Gizmodo has the word about the new “Amazon Dash,” a wand-shaped device that incorporates a bar code scanner and a microphone with speech recognition (undoubtedly the same speech recognition as Amazon just introduced in the Amazon Fire TV), along with WiFi connectivity, to allow people to add things to their Amazon Fresh grocery delivery list instantaneously. Once they’re done scanning, they go to the Amazon Fresh web site or mobile app to finalize and pay for the order, and then it’s delivered to their door in distinctive Amazon Fresh reusable grocery bags within a day or so.

Of course, there’s not exactly anything new about this. You can trace its ancestry back 14 years to the “CueCat” computer-connected bar code scanner that Radio Shack (erroneously) thought was such a neat idea back in 2000. And I have little doubt that, as long as smartphones have been able to read bar codes with their cameras, there have been apps that allow people to make shopping lists with them—including Amazon’s own mobile shopping apps.
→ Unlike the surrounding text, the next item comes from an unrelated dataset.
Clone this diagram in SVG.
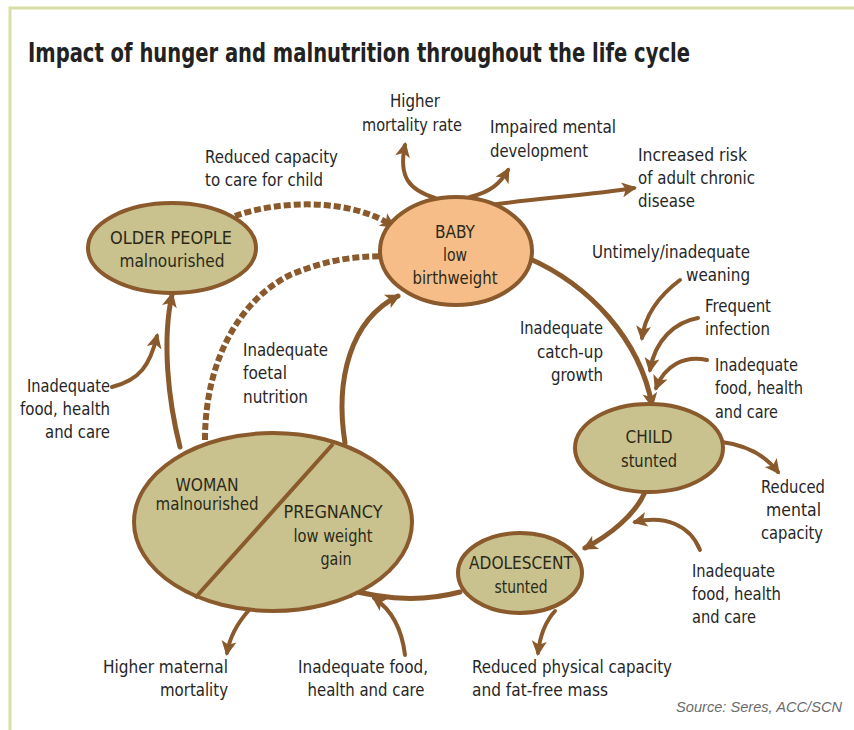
<svg xmlns="http://www.w3.org/2000/svg" width="854" height="730" viewBox="0 0 854 730">
<style>
.t{font-family:"DejaVu Sans Condensed","Liberation Sans Narrow","Liberation Sans",sans-serif;font-size:17px;fill:#262626}
.n{font-family:"DejaVu Sans Condensed","Liberation Sans Narrow","Liberation Sans",sans-serif;font-size:17px;fill:#2b2a18}
.node{fill:#c9c28e;stroke:#8a5a2c;stroke-width:4}
.c{fill:none;stroke:#8a5a2c;stroke-width:5;stroke-linecap:round}
.i{fill:none;stroke:#8a5a2c;stroke-width:4;stroke-linecap:round}
.d{fill:none;stroke:#8a5a2c;stroke-width:6;stroke-dasharray:7 3}
</style>
<defs>
<marker id="ah" viewBox="0 0 10 10" refX="8" refY="5" markerWidth="17" markerHeight="15" markerUnits="userSpaceOnUse" orient="auto">
<path d="M0,0 L10,5 L0,10 L2.5,5 Z" fill="#8a5a2c"/>
</marker>
</defs>
<rect width="854" height="730" fill="#ffffff"/>
<path d="M10,730 L10,8 L854,8" fill="none" stroke="#d9dfa6" stroke-width="3"/>
<text x="28" y="62" font-family="DejaVu Sans Condensed,Liberation Sans Narrow,Liberation Sans,sans-serif" font-size="26" font-weight="bold" fill="#222" textLength="662" lengthAdjust="spacingAndGlyphs">Impact of hunger and malnutrition throughout the life cycle</text>

<g id="connectors">
<path class="d" d="M235,216 C280,200 350,198 393,226" marker-end="url(#ah)"/>
<path class="d" d="M205,440 C205,360 240,300 290,275 C330,258 360,256 393,256" marker-end="url(#ah)"/>
<path class="c" d="M180,447 C168,400 162,340 172,295" marker-end="url(#ah)"/>
<path class="i" d="M112,387 C140,380 150,365 157,336" marker-end="url(#ah)"/>
<path class="c" d="M345,443 C335,380 350,320 398,296" marker-end="url(#ah)"/>
<path class="i" d="M435,198 C410,190 398,178 405,145" marker-end="url(#ah)"/>
<path class="i" d="M470,197 C490,192 500,184 508,170" marker-end="url(#ah)"/>
<path class="i" d="M490,205 C540,198 590,195 634,188" marker-end="url(#ah)"/>
<path class="c" d="M528,258 C590,285 640,340 652,405" marker-end="url(#ah)"/>
<path class="i" d="M680,280 C660,295 645,315 642,338" marker-end="url(#ah)"/>
<path class="i" d="M698,318 C675,322 655,340 650,370" marker-end="url(#ah)"/>
<path class="i" d="M707,360 C685,355 665,365 656,388" marker-end="url(#ah)"/>
<path class="i" d="M722,442 C745,445 765,455 778,472" marker-end="url(#ah)"/>
<path class="c" d="M645,492 C635,515 610,535 585,548" marker-end="url(#ah)"/>
<path class="i" d="M700,550 C690,525 665,515 635,522" marker-end="url(#ah)"/>
<path class="c" d="M460,592 C430,600 390,602 343,588" stroke-width="7" marker-end="url(#ah)"/>
<path class="i" d="M405,655 C402,630 392,610 374,598" marker-end="url(#ah)"/>
<path class="i" d="M250,609 C238,622 230,635 227,653" marker-end="url(#ah)"/>
<path class="i" d="M555,611 C545,622 540,635 538,653" marker-end="url(#ah)"/>
</g>

<g id="older">
<ellipse class="node" cx="172" cy="248" rx="84" ry="45"/>
<text class="n" x="171" y="244" text-anchor="middle" textLength="122" lengthAdjust="spacingAndGlyphs">OLDER PEOPLE</text>
<text class="n" x="172" y="267" text-anchor="middle" textLength="105" lengthAdjust="spacingAndGlyphs">malnourished</text>
</g>
<g id="baby">
<ellipse cx="456" cy="251" rx="76" ry="54" fill="#f7bd88" stroke="#8a5a2c" stroke-width="4"/>
<text class="n" x="455" y="238" text-anchor="middle" textLength="40" lengthAdjust="spacingAndGlyphs">BABY</text>
<text class="n" x="455" y="261" text-anchor="middle" textLength="24" lengthAdjust="spacingAndGlyphs">low</text>
<text class="n" x="455" y="284" text-anchor="middle" textLength="85" lengthAdjust="spacingAndGlyphs">birthweight</text>
</g>
<g id="child">
<ellipse class="node" cx="649" cy="448" rx="74" ry="44"/>
<text class="n" x="649" y="443" text-anchor="middle" textLength="47" lengthAdjust="spacingAndGlyphs">CHILD</text>
<text class="n" x="649" y="467" text-anchor="middle" textLength="56" lengthAdjust="spacingAndGlyphs">stunted</text>
</g>
<g id="adolescent">
<ellipse class="node" cx="520" cy="573" rx="62" ry="40"/>
<text class="n" x="521" y="569" text-anchor="middle" textLength="104" lengthAdjust="spacingAndGlyphs">ADOLESCENT</text>
<text class="n" x="521" y="593" text-anchor="middle" textLength="53" lengthAdjust="spacingAndGlyphs">stunted</text>
</g>
<g id="woman-pregnancy">
<ellipse class="node" cx="273" cy="522" rx="139" ry="89"/>
<path d="M333,444 L195,598" stroke="#8a5a2c" stroke-width="4"/>
<text class="n" x="207" y="491" text-anchor="middle" textLength="63" lengthAdjust="spacingAndGlyphs">WOMAN</text>
<text class="n" x="207" y="510" text-anchor="middle" textLength="103" lengthAdjust="spacingAndGlyphs">malnourished</text>
<text class="n" x="333" y="518" text-anchor="middle" textLength="99" lengthAdjust="spacingAndGlyphs">PREGNANCY</text>
<text class="n" x="333" y="542" text-anchor="middle" textLength="79" lengthAdjust="spacingAndGlyphs">low weight</text>
<text class="n" x="336" y="565" text-anchor="middle" textLength="31" lengthAdjust="spacingAndGlyphs">gain</text>
</g>

<g id="labels">
<text class="t" x="415" y="107" text-anchor="middle" textLength="50" lengthAdjust="spacingAndGlyphs">Higher</text>
<text class="t" x="412" y="131" text-anchor="middle" textLength="100" lengthAdjust="spacingAndGlyphs">mortality rate</text>
<text class="t" x="205" y="163" textLength="133" lengthAdjust="spacingAndGlyphs">Reduced capacity</text>
<text class="t" x="205" y="186" textLength="118" lengthAdjust="spacingAndGlyphs">to care for child</text>
<text class="t" x="490" y="133" textLength="126" lengthAdjust="spacingAndGlyphs">Impaired mental</text>
<text class="t" x="490" y="157" textLength="98" lengthAdjust="spacingAndGlyphs">development</text>
<text class="t" x="638" y="161" textLength="109" lengthAdjust="spacingAndGlyphs">Increased risk</text>
<text class="t" x="638" y="184" textLength="117" lengthAdjust="spacingAndGlyphs">of adult chronic</text>
<text class="t" x="638" y="207" textLength="57" lengthAdjust="spacingAndGlyphs">disease</text>
<text class="t" x="750" y="258" text-anchor="end" textLength="158" lengthAdjust="spacingAndGlyphs">Untimely/inadequate</text>
<text class="t" x="750" y="281" text-anchor="end" textLength="64" lengthAdjust="spacingAndGlyphs">weaning</text>
<text class="t" x="705" y="312" textLength="66" lengthAdjust="spacingAndGlyphs">Frequent</text>
<text class="t" x="705" y="335" textLength="65" lengthAdjust="spacingAndGlyphs">infection</text>
<text class="t" x="715" y="371" textLength="83" lengthAdjust="spacingAndGlyphs">Inadequate</text>
<text class="t" x="715" y="394" textLength="88" lengthAdjust="spacingAndGlyphs">food, health</text>
<text class="t" x="715" y="418" textLength="63" lengthAdjust="spacingAndGlyphs">and care</text>
<text class="t" x="603" y="334" text-anchor="end" textLength="83" lengthAdjust="spacingAndGlyphs">Inadequate</text>
<text class="t" x="603" y="358" text-anchor="end" textLength="66" lengthAdjust="spacingAndGlyphs">catch-up</text>
<text class="t" x="603" y="381" text-anchor="end" textLength="52" lengthAdjust="spacingAndGlyphs">growth</text>
<text class="t" x="243" y="356" textLength="85" lengthAdjust="spacingAndGlyphs">Inadequate</text>
<text class="t" x="243" y="379" textLength="44" lengthAdjust="spacingAndGlyphs">foetal</text>
<text class="t" x="243" y="403" textLength="65" lengthAdjust="spacingAndGlyphs">nutrition</text>
<text class="t" x="110" y="392" text-anchor="end" textLength="83" lengthAdjust="spacingAndGlyphs">Inadequate</text>
<text class="t" x="110" y="415" text-anchor="end" textLength="90" lengthAdjust="spacingAndGlyphs">food, health</text>
<text class="t" x="110" y="438" text-anchor="end" textLength="65" lengthAdjust="spacingAndGlyphs">and care</text>
<text class="t" x="761" y="493" textLength="64" lengthAdjust="spacingAndGlyphs">Reduced</text>
<text class="t" x="766" y="516" textLength="55" lengthAdjust="spacingAndGlyphs">mental</text>
<text class="t" x="761" y="539" textLength="62" lengthAdjust="spacingAndGlyphs">capacity</text>
<text class="t" x="692" y="577" textLength="83" lengthAdjust="spacingAndGlyphs">Inadequate</text>
<text class="t" x="692" y="600" textLength="89" lengthAdjust="spacingAndGlyphs">food, health</text>
<text class="t" x="692" y="623" textLength="64" lengthAdjust="spacingAndGlyphs">and care</text>
<text class="t" x="228" y="673" text-anchor="end" textLength="125" lengthAdjust="spacingAndGlyphs">Higher maternal</text>
<text class="t" x="228" y="696" text-anchor="end" textLength="68" lengthAdjust="spacingAndGlyphs">mortality</text>
<text class="t" x="363" y="673" text-anchor="middle" textLength="130" lengthAdjust="spacingAndGlyphs">Inadequate food,</text>
<text class="t" x="366" y="696" text-anchor="middle" textLength="117" lengthAdjust="spacingAndGlyphs">health and care</text>
<text class="t" x="472" y="673" textLength="200" lengthAdjust="spacingAndGlyphs">Reduced physical capacity</text>
<text class="t" x="472" y="696" textLength="136" lengthAdjust="spacingAndGlyphs">and fat-free mass</text>
<text x="842" y="712" text-anchor="end" font-family="Liberation Sans,sans-serif" font-size="15" font-style="italic" fill="#6b6b6b" textLength="166" lengthAdjust="spacingAndGlyphs">Source: Seres, ACC/SCN</text>
</g>
</svg>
In fact, grocery delivery service Peapod has its own Android and iOS app that would do effectively the same thing as this wand—let you scan grocery items with your phone and then buy them. The voice search might be a cute gee-whiz gimmick, but this isn’t a case like the Fire TV where the alternative is plunking out your search term letter by letter like you’re entering a high score in an eighties arcade game; scanning a bar code is dead simple and also a lot more specific. You can actually specify which brand of toilet paper or chocolate chips you want at the time.

No, the true “magic” in this wand is its connection to Amazon, the amazingly consumer-friendly Walt Disney of e-commerce who in consumers’ eyes can do no wrong and turns everything it touches into gold. The only reason that grocery stores (or competing delivery services like Peapod) shouldn’t worry yet is that the service area where the thing is available and works is currently so small. But you can bet that’s going to be changing.

Dash is currently available by invitation only—and Amazon Fresh is currently only available in Seattle, San Francisco, and southern California, which would tend to limit the service’s utility to most people. And it also costs $300 a year, though includes Amazon Prime as well at no extra charge. (Peapod, on the other hand, operates right here in Indianapolis, and charges around $6 to $10 per delivery, so I might just be trying it out before long, once I’m moved into my new apartment.) But it’s pretty clear what market Amazon has set its sights on now. And presumably once it has built up enough experience in its trial markets, Fresh might just be rolling out in a lot more places across the country, and perhaps making it cheaper, too.

I hope grocery chains are learning from big publishing’s current travails and figuring out now what they’re going to do to survive being disrupted when the big bad Amazon wolf knocks on their doors. You can be almost certain that it’s not a matter of if, but when.